— start Data section —
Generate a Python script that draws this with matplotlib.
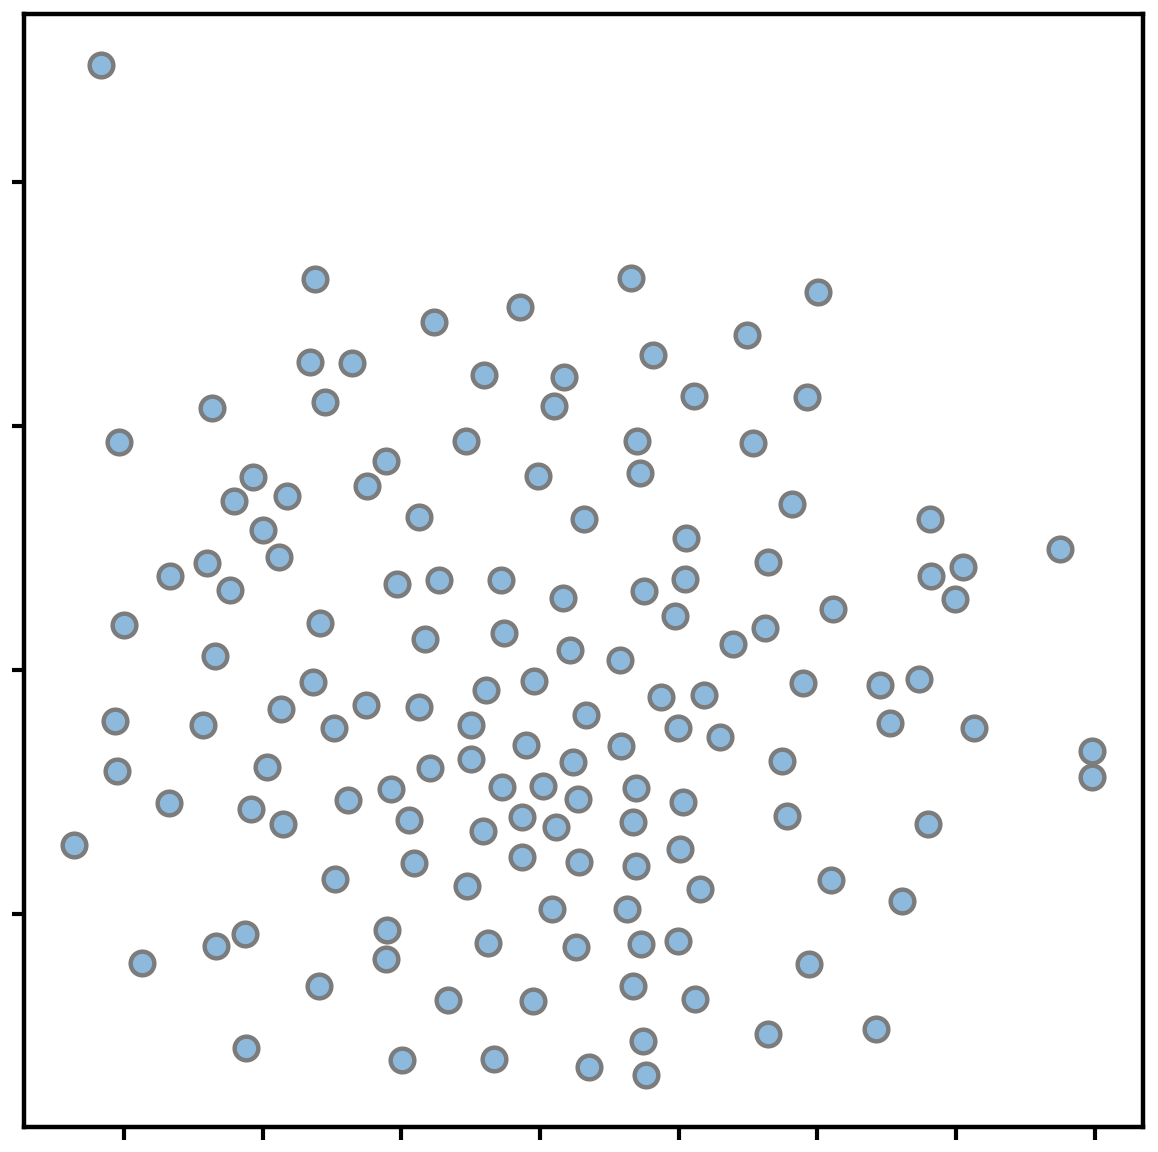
import numpy as np
import matplotlib.pyplot as plt

# point data
x = [-3.165, -1.622, 0.656, 2.004, -0.144, -0.764, 1.492, -1.658, -1.355, 0.815,
     -0.404, 0.173, 1.110, 1.925, -2.365, -1.550, 0.101, -3.035, -0.534, 0.699,
     1.536, -1.110, -2.069, -0.014, 0.721, -1.247, -2.206, -1.824, 1.817, -0.872,
     0.317, 2.812, -1.997, 1.053, 3.749, -1.882, -2.401, 1.644, 3.050, -2.668,
     -2.235, -1.031, -0.728, -0.281, 1.045, 2.819, 0.750, 0.166, 2.992, 2.112,
     0.973, -2.999, -1.586, -0.260, -0.829, 1.622, 1.391, 0.216, 0.577, -2.343,
     -1.637, -0.043, -0.389, 1.896, 2.451, 2.733, 0.872, 1.182, -3.064, -2.430,
     -1.867, -1.254, -0.872, -1.485, -0.497, 0.332, 0.995, 2.523, 3.129, 1.298,
     -0.101, 0.584, 3.980, -3.050, -1.968, -0.793, -0.497, 0.238, 1.745, 3.980,
     -0.274, 0.022, 0.692, -1.074, -2.675, -2.084, -1.384, 0.274, 1.031, -0.944,
     -0.130, -1.853, 0.115, 0.671, 1.781, 2.797, -3.360, -0.411, 1.009, -0.130,
     -0.908, 0.281, 0.692, -1.478, -0.526, 1.154, 2.098, 2.610, 0.087, 0.627,
     -2.127, -1.103, -2.336, -0.375, 0.260, 0.728, 0.995, -2.870, -1.110, 1.939,
     -1.593, 0.671, -0.663, -0.050, 1.118, 1.644, 2.422, -2.120, 0.743, -0.995,
     -0.332, 0.353, 0.764]
y = [2.480, 1.602, 1.607, 1.549, 1.488, 1.426, 1.373, 1.262, 1.258, 1.291,
     1.209, 1.201, 1.123, 1.119, 1.074, 1.098, 1.082, 0.934, 0.939, 0.939,
     0.930, 0.857, 0.791, 0.795, 0.807, 0.754, 0.693, 0.713, 0.680, 0.627,
     0.619, 0.619, 0.574, 0.541, 0.496, 0.463, 0.439, 0.443, 0.422, 0.385,
     0.328, 0.352, 0.369, 0.369, 0.373, 0.385, 0.324, 0.295, 0.291, 0.250,
     0.221, 0.184, 0.193, 0.152, 0.127, 0.172, 0.107, 0.082, 0.041, 0.057,
     -0.049, -0.045, -0.082, -0.053, -0.061, -0.037, -0.111, -0.102, -0.209, -0.225,
     -0.160, -0.143, -0.152, -0.238, -0.225, -0.184, -0.238, -0.217, -0.238, -0.275,
     -0.307, -0.311, -0.332, -0.414, -0.398, -0.402, -0.365, -0.377, -0.373, -0.439,
     -0.480, -0.475, -0.484, -0.488, -0.545, -0.570, -0.533, -0.529, -0.541, -0.615,
     -0.602, -0.631, -0.643, -0.623, -0.598, -0.631, -0.717, -0.660, -0.734, -0.766,
     -0.791, -0.787, -0.803, -0.857, -0.885, -0.898, -0.861, -0.947, -0.980, -0.980,
     -1.082, -1.066, -1.131, -1.119, -1.135, -1.123, -1.111, -1.201, -1.184, -1.205,
     -1.295, -1.295, -1.352, -1.357, -1.348, -1.492, -1.471, -1.549, -1.520, -1.598,
     -1.594, -1.627, -1.660]

xticks = [-3, -2, -1, 0, 1, 2, 3, 4]
yticks = [-1, 0, 1, 2]

fig = plt.figure(figsize=(11.58, 11.52), dpi=100)
ax = fig.add_axes([24 / 1158, 25 / 1152, 1119 / 1158, 1113 / 1152])

ax.scatter(x, y, s=290, c='#8dbadc', edgecolors='#7c7c7c', linewidths=3.2, zorder=3)

ax.set_xlim(-3.720, 4.348)
ax.set_ylim(-1.873, 2.689)
ax.set_xticks(xticks)
ax.set_yticks(yticks)
ax.set_xticklabels([])
ax.set_yticklabels([])
ax.tick_params(length=9, width=3, direction='out')
for sp in ax.spines.values():
    sp.set_linewidth(3.2)

fig.savefig('out.png', dpi=100)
— end Data section —
- [Problem requirements]:
Pictures are excluded; extract exactly the lines from the start of the data through the line that holds "import matplotlib.pyplot as plt", both ends included.

- [The completed task]:
Generate a Python script that draws this with matplotlib.
import numpy as np
import matplotlib.pyplot as plt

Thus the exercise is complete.